» **DATA ENTRIES**:
_____

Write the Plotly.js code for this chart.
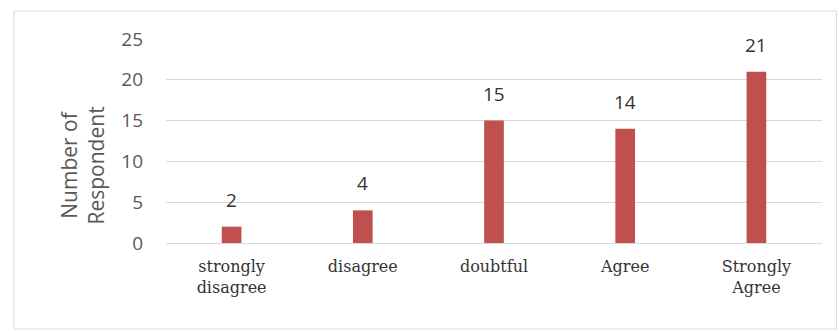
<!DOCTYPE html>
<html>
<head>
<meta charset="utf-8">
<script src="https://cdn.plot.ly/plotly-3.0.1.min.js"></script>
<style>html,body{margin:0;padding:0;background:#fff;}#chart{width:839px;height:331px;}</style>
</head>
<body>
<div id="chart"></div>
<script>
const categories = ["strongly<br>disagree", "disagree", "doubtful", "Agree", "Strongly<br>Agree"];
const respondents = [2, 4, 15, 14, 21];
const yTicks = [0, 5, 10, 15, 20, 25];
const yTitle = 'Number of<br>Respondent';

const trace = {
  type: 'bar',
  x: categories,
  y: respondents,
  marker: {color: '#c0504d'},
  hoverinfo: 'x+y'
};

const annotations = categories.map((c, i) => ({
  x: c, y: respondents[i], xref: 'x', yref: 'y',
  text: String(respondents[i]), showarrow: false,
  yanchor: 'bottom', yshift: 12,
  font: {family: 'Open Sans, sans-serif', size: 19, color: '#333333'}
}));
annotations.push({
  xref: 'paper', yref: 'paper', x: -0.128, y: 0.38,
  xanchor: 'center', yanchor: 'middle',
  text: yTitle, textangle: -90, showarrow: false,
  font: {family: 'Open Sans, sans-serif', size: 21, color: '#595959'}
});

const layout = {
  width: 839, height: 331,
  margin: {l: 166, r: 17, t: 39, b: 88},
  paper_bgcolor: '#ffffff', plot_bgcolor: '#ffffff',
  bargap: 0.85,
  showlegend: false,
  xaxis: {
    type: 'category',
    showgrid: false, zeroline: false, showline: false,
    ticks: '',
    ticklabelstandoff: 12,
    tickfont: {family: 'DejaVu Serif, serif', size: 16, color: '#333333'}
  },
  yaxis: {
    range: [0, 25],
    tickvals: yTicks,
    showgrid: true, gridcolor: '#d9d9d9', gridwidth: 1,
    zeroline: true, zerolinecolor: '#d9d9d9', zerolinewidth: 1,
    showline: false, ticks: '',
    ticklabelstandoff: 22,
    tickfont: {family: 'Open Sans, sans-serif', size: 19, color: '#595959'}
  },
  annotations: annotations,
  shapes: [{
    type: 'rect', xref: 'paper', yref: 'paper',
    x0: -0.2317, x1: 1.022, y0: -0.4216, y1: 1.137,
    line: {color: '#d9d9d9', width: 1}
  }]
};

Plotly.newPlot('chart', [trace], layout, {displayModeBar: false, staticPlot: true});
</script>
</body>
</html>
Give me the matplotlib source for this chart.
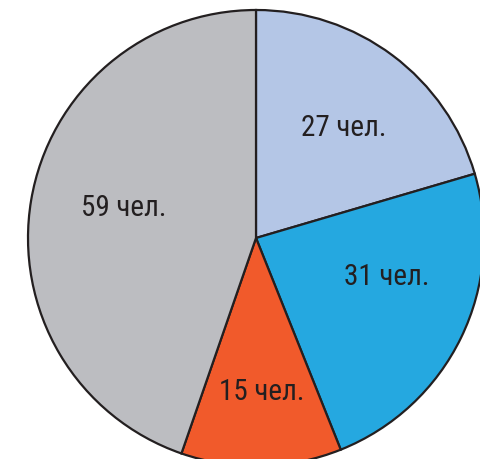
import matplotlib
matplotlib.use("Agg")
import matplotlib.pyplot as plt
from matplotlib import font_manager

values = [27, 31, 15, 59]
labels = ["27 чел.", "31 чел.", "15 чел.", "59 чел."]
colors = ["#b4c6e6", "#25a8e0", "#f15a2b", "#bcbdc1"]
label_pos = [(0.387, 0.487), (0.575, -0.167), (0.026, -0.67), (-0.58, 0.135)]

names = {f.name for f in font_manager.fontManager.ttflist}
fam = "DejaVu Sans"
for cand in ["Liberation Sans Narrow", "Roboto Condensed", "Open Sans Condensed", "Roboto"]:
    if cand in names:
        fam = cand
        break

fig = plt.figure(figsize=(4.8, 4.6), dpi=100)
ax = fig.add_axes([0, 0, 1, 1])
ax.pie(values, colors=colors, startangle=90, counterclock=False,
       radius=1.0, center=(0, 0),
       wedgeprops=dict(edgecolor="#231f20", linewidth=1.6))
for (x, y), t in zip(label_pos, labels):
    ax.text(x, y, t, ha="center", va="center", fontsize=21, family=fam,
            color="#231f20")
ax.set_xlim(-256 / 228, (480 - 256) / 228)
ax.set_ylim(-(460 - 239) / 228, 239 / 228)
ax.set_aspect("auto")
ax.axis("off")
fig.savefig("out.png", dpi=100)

_____

» **WRITTEN PROBLEM**:
Look through the entries above and list every line containing "chart".

» **SOLVED EXERCISE**:
Write the Plotly.js code for this chart.
<style>html,body{margin:0;padding:0;background:#fff;}#chart{width:839px;height:331px;}</style>
<div id="chart"></div>
Plotly.newPlot('chart', [trace], layout, {displayModeBar: false, staticPlot: true});
Give me the matplotlib source for this chart.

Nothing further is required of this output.